Matt Read hosted and entertained 40 students from Pennbrook Middle School in North Wales who excelled in a reading program. Their reward was the trip to the Flyers' Skate Zone in Voorhees for practice and a quick question-and-answer session with the literarily named winger.

Teammate Zac Rinaldi asserted that Read earns his last name; that, on team charters, Read likely will stick his nose in a book and escape into the biography of, say, Lance Armstrong, Theo Fleury or Canadian golfer Mike Weir.

"I'd like to be a better reader than I am," Read said.

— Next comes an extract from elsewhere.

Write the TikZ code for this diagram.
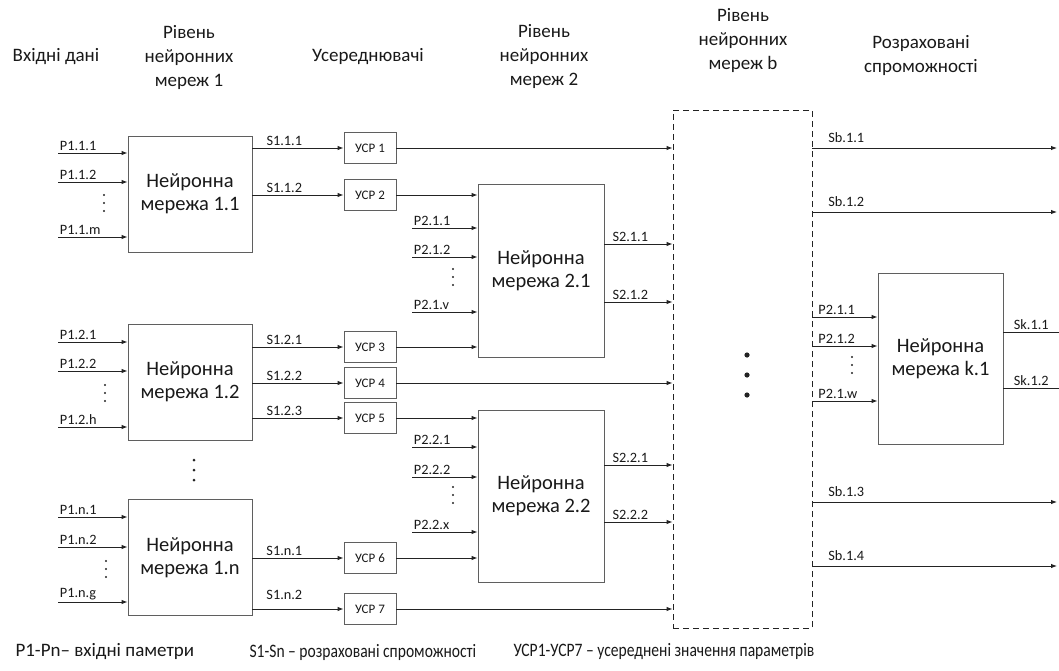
\documentclass[tikz,border=0pt]{standalone}
\usepackage{fontspec}
\setmainfont{Carlito}
\newfontfamily\condfont[FakeStretch=0.82]{Carlito}
\usetikzlibrary{arrows.meta}
\definecolor{linegray}{RGB}{35,35,35}
\definecolor{boxgray}{RGB}{95,95,95}
\definecolor{txtgray}{RGB}{25,25,25}

\begin{document}
\begin{tikzpicture}[x=1pt, y=-1pt,
  head/.style={align=center, text=txtgray, font=\fontsize{19}{24}\selectfont},
  legend/.style={anchor=west, text=txtgray, font=\condfont\fontsize{19}{24}\selectfont},
  net/.style={draw=boxgray, line width=0.9pt, align=center, text=txtgray,
    minimum width=124pt, minimum height=116pt, font=\fontsize{20.5}{23}\selectfont},
  usr/.style={draw=boxgray, line width=0.9pt, minimum width=52pt, minimum height=31pt,
    inner sep=0pt, text=txtgray, font=\fontsize{13}{15}\selectfont},
  lbl/.style={text=txtgray, inner sep=1.5pt, font=\fontsize{14.3}{16}\selectfont},
  arr/.style={draw=linegray, line width=0.9pt, -{Latex[length=6pt,width=4.5pt]}},
  ln/.style={draw=linegray, line width=0.9pt},
]

\useasboundingbox (0,0) rectangle (1059,671);

% Headings
\node[head] (h0) at (56,57) {Вхідні дані};
\node[head] (h1) at (189,57) {Рівень\\нейронних\\мереж 1};
\node[head] (h2) at (368,57) {Усереднювачі};
\node[head] (h3) at (544,56) {Рівень\\нейронних\\мереж 2};
\node[head] (h4) at (743,40) {Рівень\\нейронних\\мереж b};
\node[head] (h5) at (921,55) {Розраховані\\спроможності};

% Level 1 networks
\node[net] (n11) at (190,194) {Нейронна\\мережа 1.1};
\node[net] (n12) at (190,382) {Нейронна\\мережа 1.2};
\node[net] (n1n) at (190,557.5) {Нейронна\\мережа 1.n};

% Averagers
\node[usr] (u1) at (370,148) {УСР 1};
\node[usr] (u2) at (370,195) {УСР 2};
\node[usr] (u3) at (370,347) {УСР 3};
\node[usr] (u4) at (370,383) {УСР 4};
\node[usr] (u5) at (370,418) {УСР 5};
\node[usr] (u6) at (370,558) {УСР 6};
\node[usr] (u7) at (370,609) {УСР 7};

% Level 2 networks
\node[net, minimum width=126pt, minimum height=173pt] (n21) at (541,270.5) {Нейронна\\мережа 2.1};
\node[net, minimum width=126pt, minimum height=172pt] (n22) at (541,496) {Нейронна\\мережа 2.2};

% Level b (dashed)
\node[draw=linegray, line width=0.9pt, dash pattern=on 6pt off 4pt,
  minimum width=139pt, minimum height=518pt] (lb) at (742.5,369) {};
\foreach \y in {355,375,395}
  \fill[linegray] (747,\y) circle (2.6);

% Level k network
\node[net, minimum width=125pt, minimum height=171pt] (nk1) at (940.5,358.5) {Нейронна\\мережа k.1};

% Inputs of level 1
\foreach \y/\t [count=\i] in {153/P1.1.1, 182/P1.1.2, 237/P1.1.m} {
  \coordinate (a\i) at (58,\y);
  \draw[arr] (a\i) node[lbl, anchor=south west] {\t} -- (a\i -| n11.west);
}
\foreach \y/\t [count=\i] in {342/P1.2.1, 371/P1.2.2, 427/P1.2.h} {
  \coordinate (b\i) at (58,\y);
  \draw[arr] (b\i) node[lbl, anchor=south west] {\t} -- (b\i -| n12.west);
}
\foreach \y/\t [count=\i] in {517/P1.n.1, 547/P1.n.2, 602/P1.n.g} {
  \coordinate (c\i) at (58,\y);
  \draw[arr] (c\i) node[lbl, anchor=south west] {\t} -- (c\i -| n1n.west);
}

% Dots
\foreach \x/\y in {104/203, 105/393, 106/569, 453/277, 453/495, 852/365}
  \foreach \d in {-8,0,8}
    \fill[linegray] (\x,\y+\d) circle (1.2);
\foreach \d in {-10,0,10}
  \fill[linegray] (194,470+\d) circle (1.5);

% Level 1 to averagers
\draw[arr] (n11.east |- u1) -- node[lbl, above, pos=0.35] {S1.1.1} (u1);
\draw[arr] (n11.east |- u2) -- node[lbl, above, pos=0.35] {S1.1.2} (u2);
\draw[arr] (n12.east |- u3) -- node[lbl, above, pos=0.35] {S1.2.1} (u3);
\draw[arr] (n12.east |- u4) -- node[lbl, above, pos=0.35] {S1.2.2} (u4);
\draw[arr] (n12.east |- u5) -- node[lbl, above, pos=0.35] {S1.2.3} (u5);
\draw[arr] (n1n.east |- u6) -- node[lbl, above, pos=0.35] {S1.n.1} (u6);
\draw[arr] (n1n.east |- u7) -- node[lbl, above, pos=0.35, yshift=7pt] {S1.n.2} (u7);

% Averagers onwards
\draw[arr] (u1) -- (u1 -| lb.west);
\draw[arr] (u2) -- (u2 -| n21.west);
\draw[arr] (u3) -- (u3 -| n21.west);
\draw[arr] (u4) -- (u4 -| lb.west);
\draw[arr] (u5) -- (u5 -| n22.west);
\draw[arr] (u6) -- (u6 -| n22.west);
\draw[arr] (u7) -- (u7 -| lb.west);

% Inputs of level 2
\foreach \y/\t [count=\i] in {228/P2.1.1, 257/P2.1.2, 312/P2.1.v} {
  \coordinate (d\i) at (412,\y);
  \draw[arr] (d\i) node[lbl, anchor=south west] {\t} -- (d\i -| n21.west);
}
\foreach \y/\t [count=\i] in {447/P2.2.1, 477/P2.2.2, 532/P2.2.x} {
  \coordinate (e\i) at (412,\y);
  \draw[arr] (e\i) node[lbl, anchor=south west] {\t} -- (e\i -| n22.west);
}

% Outputs of level 2
\foreach \y/\t/\n [count=\i] in {244/S2.1.1/n21, 302/S2.1.2/n21, 465/S2.2.1/n22, 522/S2.2.2/n22} {
  \coordinate (f\i) at (673,\y);
  \draw[arr] (\n.east |- f\i) -- node[lbl, above, pos=0.38] {\t} (f\i -| lb.west);
}

% Outputs of level b
\foreach \y/\t [count=\i] in {148/Sb.1.1, 212/Sb.1.2, 502/Sb.1.3, 566/Sb.1.4} {
  \coordinate (g\i) at (1057,\y);
  \draw[arr] (lb.east |- g\i) node[lbl, anchor=south west, xshift=14pt, yshift=3pt] {\t} -- (g\i);
}

% Inputs of level k
\foreach \y/\t [count=\i] in {317/P2.1.1, 346/P2.1.2, 401/P2.1.w} {
  \coordinate (k\i) at (878,\y);
  \draw[arr] (lb.east |- k\i) node[lbl, anchor=south west, xshift=4pt] {\t} -- (k\i -| nk1.west);
}

% Outputs of level k
\foreach \y/\t [count=\i] in {332/Sk.1.1, 388/Sk.1.2} {
  \coordinate (m\i) at (1059,\y);
  \draw[ln] (nk1.east |- m\i) -- node[lbl, above] {\t} (m\i);
}

% Legend
\node[head, anchor=west] (l1) at (12,652) {P1-Pn– вхідні паметри};
\node[legend] (l2) at (246,652) {S1-Sn – розраховані спроможності};
\node[legend] (l3) at (510,652) {УСР1-УСР7 – усереднені значення параметрів};

\end{tikzpicture}
\end{document}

Maybe he should visit Pennbrook.

Slap shots

Jakub Voracek (upper-body injury) wore the gray, non-contact jersey at practice. Voracek, who missed Sunday's game at Detroit, said he was improving but that he did not know his status for tonight . . . Zac Rinaldo will serve the first game of a two-game suspension tonight. Jody Shelley is expected to dress, but if Voracek does not play, the Flyers might need to recall another forward from the Phantoms; perhaps Eric Wellwood, who played in place of Voracek on Sunday, or Harry Zolnierczyk . . . Like Voracek, Andrej Meszaros (upper-body injury) also is day-to-day . . . With the penalty kill and power play sputtering, the Flyers focused on those units the past 2 days.